Indeed, the Founding Fathers exemplified in their lives and writings an assimilation of the ideals of Classical humanism: the Greek emphasis on the examined life, on the fullest exploitation of an individual’s capacities and on the application of reason to the achievement of happiness; along with the Roman affirmation of gravitas and civic responsibility. The remarks of Professor H. Rackham of Cambridge  University  in the introduction to his translation of Aristotle’s Nichomachean Ethics could be applied to the many other works of Classical literature that shaped the character and thinking of cultivated Americans as well as cultivated Englishman into the first half of the twentieth century:

 

It is true that a moral system which so exalts the life of the intellect is in many ways alien to modern thought and practice; but in so far as Aristotle’s End can be...taken to include complete self-development and self-expression, the full realization in healthy activity of all the potentialities of human  nature, his  teaching has not lost its appeal.  His review of the  virtues and   graces of character that the Greeks admired stands  in  such striking contrast with Christian Ethics that this section of  the work  is a document of primary importance for the student of  the Pagan world.  But it has more than a historic value.  Both in its likeness and in its difference it is a touchstone for that modern idea of a gentleman, which supplies or used to supply an important part of the English race with its working religion.

 

Until World War I the Classics provided the core of secondary-school and higher-education curricula in this country, and prestigious American institutions of  higher  learning followed the Ivy League schools in setting at least two years of Latin as an entrance requirement.  Although social and civic goals in  the teaching  of the Classics had by then been abandoned,  Latin teachers continued  to  instill in their students Classical  respect  for precision in language.  (The eloquence of Churchill, Roosevelt and de Gaulle reflected their Classical educations.) The anti-intellectualism of the McCarthy era and of the youth rebellion of the sixties accelerated the decline of Classical studies in the United States. Subsequently, in the seventies and eighties, the Christian Right proclaimed that the Judaeo-Christian tradition was the sole valid stream of the American heritage and denounced humanism  as an  alien  evil promoting such heresies as  Darwinism  and  scientific theories  regarding  the  origin of the universe. The equation of economic self-aggrandizement to patriotism during the Reagan-Bush era provided a further blow to Classical humanism.

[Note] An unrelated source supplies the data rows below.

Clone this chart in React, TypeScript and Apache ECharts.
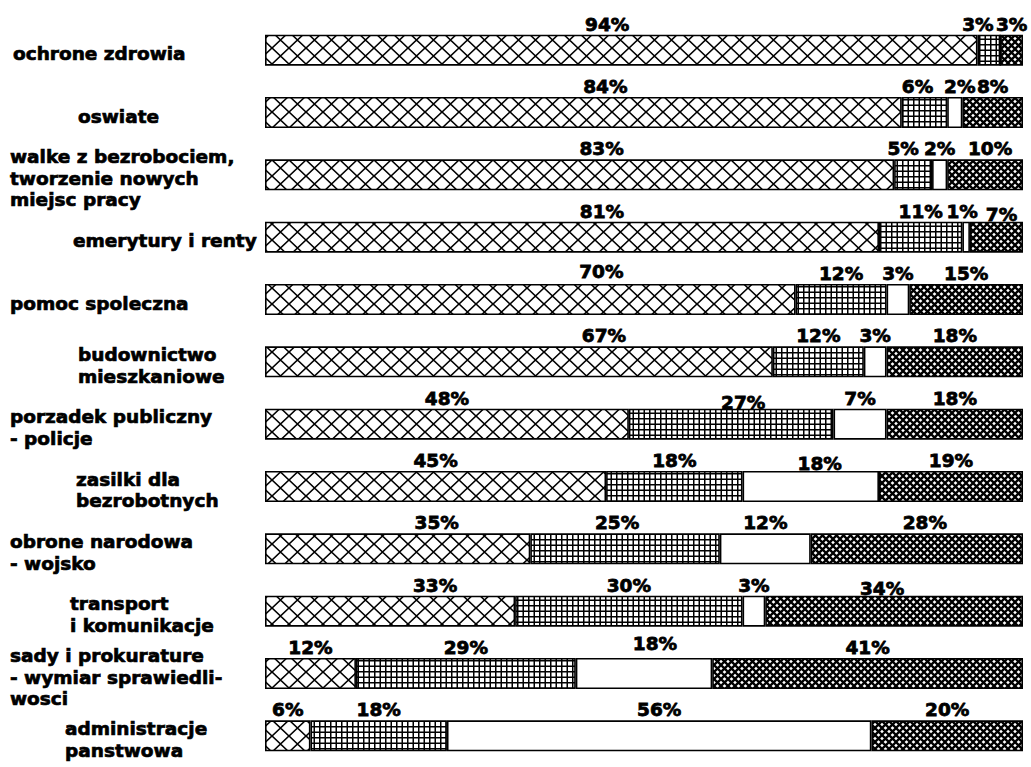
import React, { useEffect, useRef } from 'react';
import * as echarts from 'echarts';

const categories = [
  'ochrone zdrowia',
  'oswiate',
  'walke z bezrobociem,\ntworzenie nowych\nmiejsc pracy',
  'emerytury i renty',
  'pomoc spoleczna',
  'budownictwo\nmieszkaniowe',
  'porzadek publiczny\n- policje',
  'zasilki dla\nbezrobotnych',
  'obrone narodowa\n- wojsko',
  'transport\ni komunikacje',
  'sady i prokurature\n- wymiar sprawiedli-\nwosci',
  'administracje\npanstwowa',
];
const seriesA = [94, 84, 83, 81, 70, 67, 48, 45, 35, 33, 12, 6];
const seriesB = [3, 6, 5, 11, 12, 12, 27, 18, 25, 30, 29, 18];
const seriesC = [0, 2, 2, 1, 3, 3, 7, 18, 12, 3, 18, 56];
const seriesD = [3, 8, 10, 7, 15, 18, 18, 19, 28, 34, 41, 20];

// label layout tweaks (style only): left indent of category labels, value-label nudges
const labelIndent = [3, 68, 0, 63, 0, 68, 0, 66, 0, 60, 0, 55];
const labelNudge: Record<string, number[]> = {
  '0-0': [-14, 0], '0-1': [22, 0], '0-2': [22, 0], '0-3': [30, 0], '0-4': [71, -2],
  '0-5': [85, 0], '0-8': [39, 0], '0-9': [45, 0],
  '1-0': [-11, 0], '1-1': [-7, 0], '1-2': [-10, 0], '1-6': [12, 4], '1-8': [-8, 0],
  '2-3': [-4, 0], '2-7': [9, 3], '2-10': [11, -4], '2-1': [5, 0],
  '3-3': [5, 3], '3-9': [-12, 3], '3-8': [8, 0], '3-2': [5, 0],
};

const FONT = '"DejaVu Sans", sans-serif';

function tile(w: number, h: number, draw: (ctx: CanvasRenderingContext2D) => void) {
  const c = document.createElement('canvas');
  c.width = w;
  c.height = h;
  const ctx = c.getContext('2d') as CanvasRenderingContext2D;
  ctx.fillStyle = '#fff';
  ctx.fillRect(0, 0, w, h);
  ctx.strokeStyle = '#000';
  ctx.fillStyle = '#000';
  draw(ctx);
  return { image: c.toDataURL(), repeat: 'repeat', imageWidth: w, imageHeight: h } as any;
}

export default function App() {
  const ref = useRef<HTMLDivElement>(null);
  useEffect(() => {
    if (!ref.current) return;
    const chart = echarts.init(ref.current, null, { renderer: 'svg' });

    const diamond = tile(17, 16, (ctx) => {
      ctx.lineWidth = 1.6;
      ctx.beginPath();
      ctx.moveTo(0, 0); ctx.lineTo(17, 16);
      ctx.moveTo(17, 0); ctx.lineTo(0, 16);
      ctx.stroke();
    });
    const grid = tile(11, 11, (ctx) => {
      ctx.fillRect(0, 0, 1.5, 11);
      ctx.fillRect(5.5, 0, 1.5, 11);
      ctx.fillRect(0, 0, 11, 1.5);
      ctx.fillRect(0, 5.5, 11, 1.5);
    });
    const dense = tile(7, 7, (ctx) => {
      ctx.lineWidth = 2.3;
      ctx.beginPath();
      ctx.moveTo(0, 0); ctx.lineTo(7, 7);
      ctx.moveTo(7, 0); ctx.lineTo(0, 7);
      ctx.stroke();
    });

    const fills = [diamond, grid, '#ffffff', dense];
    const all = [seriesA, seriesB, seriesC, seriesD];

    const series = all.map((vals, si) => ({
      type: 'bar',
      stack: 'total',
      barWidth: 31,
      itemStyle: { color: fills[si], borderColor: '#000', borderWidth: 1.6 },
      label: {
        show: true,
        position: 'top',
        distance: 1,
        color: '#000',
        fontFamily: FONT,
        fontWeight: 'bold',
        fontSize: 18.5,
        textBorderColor: '#000',
        textBorderWidth: 0.8,
        formatter: (p: any) => (p.value ? `${p.value}%` : ''),
      },
      data: vals.map((v, i) => {
        const n = labelNudge[`${si}-${i}`];
        return n ? { value: v, label: { offset: n } } : { value: v };
      }),
    }));

    const rich: Record<string, any> = {};
    categories.forEach((_, i) => {
      rich[`r${i}`] = {
        fontFamily: FONT,
        fontWeight: 'bold',
        fontSize: 18.5,
        lineHeight: 21.5,
        color: '#000',
        textBorderColor: '#000',
        textBorderWidth: 0.7,
        padding: [0, 0, 0, labelIndent[i]],
      };
    });

    chart.setOption({
      animation: false,
      backgroundColor: '#fff',
      grid: { left: 265, right: 8, top: 19, height: 753, containLabel: false },
      xAxis: { type: 'value', min: 0, max: 100, show: false },
      yAxis: {
        type: 'category',
        inverse: true,
        data: categories,
        axisLine: { show: false },
        axisTick: { show: false },
        splitLine: { show: false },
        axisLabel: {
          interval: 0,
          align: 'left',
          verticalAlign: 'middle',
          margin: 255,
          padding: [7, 0, 0, 0],
          formatter: (v: string, i: number) =>
            v.split('\n').map((l) => `{r${i}|${l}}`).join('\n'),
          rich,
        },
      },
      series,
    } as any);

    return () => chart.dispose();
  }, []);

  return (
    <div
      ref={ref}
      style={{ position: 'absolute', left: 0, top: 0, width: 1031, height: 767, background: '#fff' }}
    />
  );
}
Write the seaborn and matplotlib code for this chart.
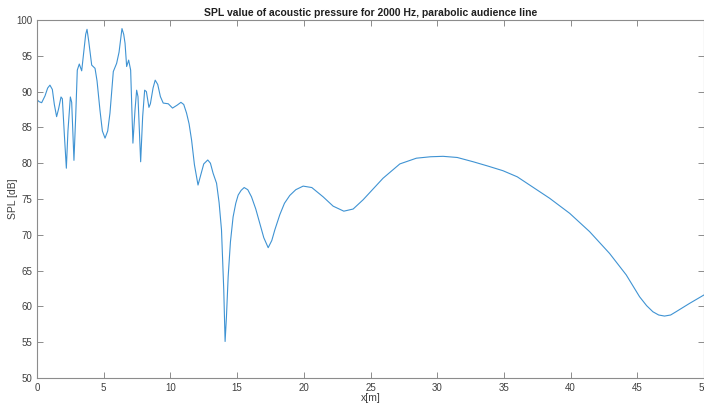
import pandas as pd
import matplotlib
matplotlib.use('Agg')
import matplotlib.pyplot as plt
import seaborn as sns

# Points (x in m, SPL in dB)
x_m = [0.0, 0.15, 0.35, 0.6, 0.8, 0.97, 1.15, 1.3, 1.47, 1.62, 1.8, 1.9, 2.05, 2.2,
       2.32, 2.5, 2.6, 2.77, 2.9, 3.02, 3.17, 3.35, 3.5, 3.65, 3.75, 3.88, 4.1,
       4.35, 4.5, 4.72, 4.9, 5.1, 5.3, 5.47, 5.6, 5.72, 5.97, 6.15, 6.37, 6.5,
       6.6, 6.72, 6.87, 7.02, 7.19, 7.35, 7.47, 7.57, 7.77, 7.92, 8.07, 8.2,
       8.39, 8.5, 8.7, 8.86, 9.05, 9.25, 9.46, 9.84, 10.16, 10.5, 10.79, 11.0,
       11.21, 11.4, 11.59, 11.8, 12.07, 12.3, 12.5, 12.8, 13.0, 13.2, 13.46,
       13.65, 13.83, 14.0, 14.1, 14.2, 14.33, 14.5, 14.7, 14.9, 15.08, 15.3,
       15.53, 15.8, 16.08, 16.4, 16.7, 17.0, 17.33, 17.6, 17.83, 18.2, 18.55,
       18.95, 19.4, 19.95, 20.6, 21.45, 22.2, 23.0, 23.7, 24.45, 25.2, 25.94,
       27.2, 28.44, 29.5, 30.44, 31.5, 32.7, 33.8, 34.93, 36.0, 36.93, 38.43,
       39.93, 41.42, 42.92, 44.17, 45.17, 45.7, 46.17, 46.6, 47.04, 47.5, 47.9,
       48.9, 50.0]
spl_db = [88.9, 88.6, 88.45, 89.4, 90.5, 90.9, 90.3, 88.2, 86.5, 87.6, 89.25, 89.0,
          84.0, 79.3, 84.5, 89.25, 88.5, 80.4, 86.5, 93.0, 93.85, 92.9, 95.5, 98.0,
          98.7, 97.0, 93.7, 93.25, 91.5, 87.4, 84.5, 83.5, 84.5, 87.0, 90.0, 92.8,
          93.95, 95.5, 98.8, 98.0, 96.75, 93.5, 94.4, 93.0, 82.8, 87.5, 90.2, 89.3,
          80.2, 86.5, 90.2, 90.0, 87.8, 88.3, 90.5, 91.6, 91.0, 89.3, 88.4, 88.3,
          87.7, 88.1, 88.5, 88.2, 87.0, 85.5, 83.2, 79.8, 76.95, 78.5, 79.9, 80.45,
          80.0, 78.6, 77.2, 74.5, 70.7, 62.3, 55.1, 58.5, 64.15, 69.0, 72.5, 74.4,
          75.55, 76.2, 76.6, 76.3, 75.3, 73.6, 71.6, 69.6, 68.2, 69.2, 70.7, 72.8,
          74.4, 75.5, 76.3, 76.8, 76.6, 75.3, 74.0, 73.3, 73.6, 74.9, 76.4, 77.9,
          79.9, 80.7, 80.9, 80.96, 80.8, 80.2, 79.6, 78.95, 78.1, 76.95, 75.1,
          73.0, 70.45, 67.4, 64.4, 61.35, 60.1, 59.25, 58.8, 58.65, 58.8, 59.25,
          60.4, 61.6]

df = pd.DataFrame({'x': x_m, 'spl': spl_db})

sns.set_style('ticks')
plt.rcParams['font.family'] = ['Liberation Sans', 'DejaVu Sans']

fig = plt.figure(figsize=(7.04, 4.03), dpi=100)
ax = fig.add_axes([37 / 704, 1 - 378 / 403, 667 / 704, 358 / 403])
sns.lineplot(data=df, x='x', y='spl', ax=ax, color='#3f93d3', linewidth=0.8)

ax.set_xlim(0, 50)
ax.set_ylim(50, 100)
ax.set_xticks(range(0, 51, 5))
ax.set_yticks(range(50, 101, 5))
ax.tick_params(direction='in', top=True, right=True, labelsize=7,
               labelcolor='#404040', color='#8c8c8c', length=4, width=0.7)
for s in ax.spines.values():
    s.set_color('#8c8c8c')
    s.set_linewidth(0.8)
ax.set_title('SPL value of acoustic pressure for 2000 Hz, parabolic audience line',
             fontsize=7.5, fontweight='bold', pad=3, color='#202020')
ax.set_xlabel('x[m]', fontsize=7.5, color='#404040')
ax.set_ylabel('SPL [dB]', fontsize=7.5, color='#404040')
ax.xaxis.set_label_coords(0.5, -0.042)
ax.yaxis.set_label_coords(-0.028, 0.5)

fig.savefig('out.png', dpi=100)
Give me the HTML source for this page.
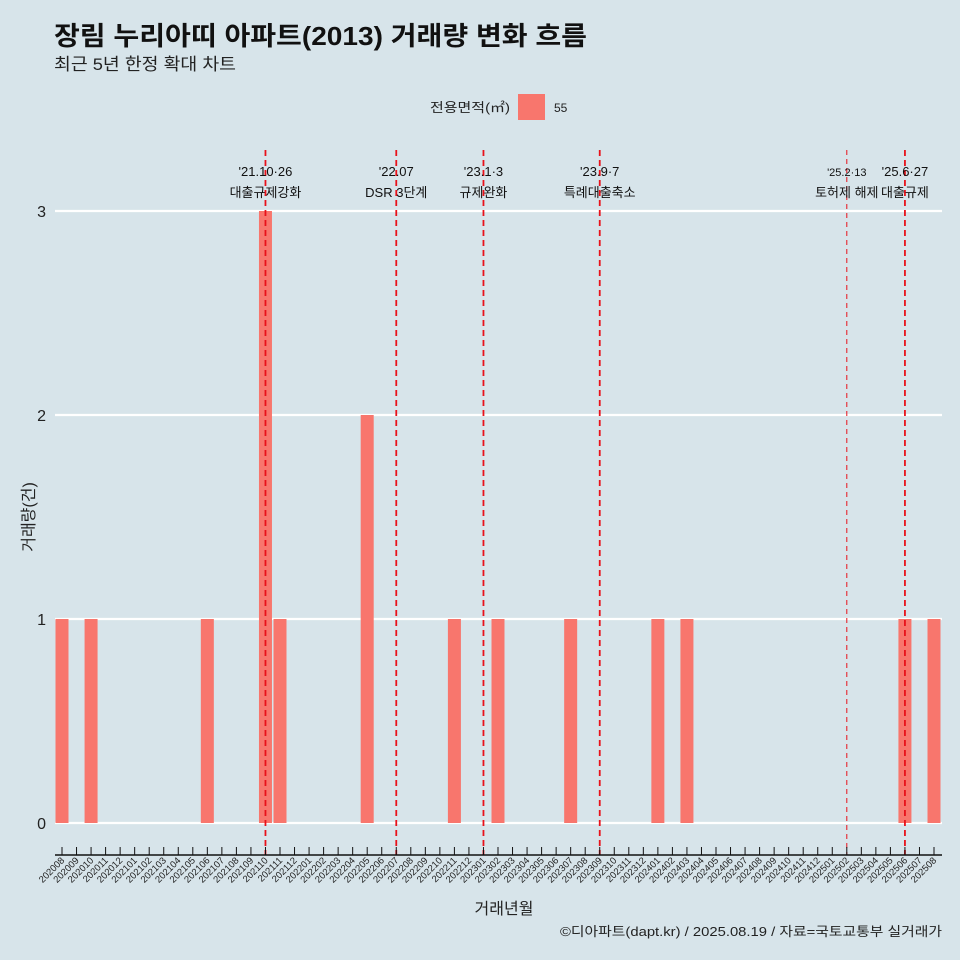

In its anti-humanist crusade the Christian Right paradoxically found allies among the “politically correct” multiculturalists.  Neither group allows ignorance of the contributions of the Greeks (and of the Romans as well) to all aspects of modern civilization to curb their passionate denunciations of Classical humanism.  The multiculturalists, for example, take no note of the fact that the English language, fast becoming a lingua franca throughout the world, embodies the history and cultures of Europe since Homer with 69 per cent of its vocabulary of Latin and nine per cent of Greek roots.  To  Greece  and Rome, too, the entire world owes its  terminology  for discussing  the very issues emphasized by the  “politically  correct,” e.g. “politics,” “democracy,” “justice,” “equity,” “civil  liberties,” “imperialism,” “colonialism,” etc.

 

The decline of the Classics has had a deleterious impact on philological studies.   Students and professors unfamiliar with the Classical heritage are handicapped in their analysis and appreciation of European and American writers of past centuries.  To expose this deficiency I explore in this book the complex Classical influences on the works of Lord Byron, describing in the first chapter Byron’s early exposure to Classical literature and continuing in subsequent chapters with an investigation of the continuous dialectical interplay Byron conducted with the works of Greek and Latin authors, displaying a reverence for their literary conventions and assimilating their formal devices and techniques.  The study treats works of various genres: drama, pastoral, satire and epic, proceeding chronologically from the twenty-four-year-old Byron’s oration in the House of Lords on the frame-breakers bill and concluding with his final great work, Don Juan.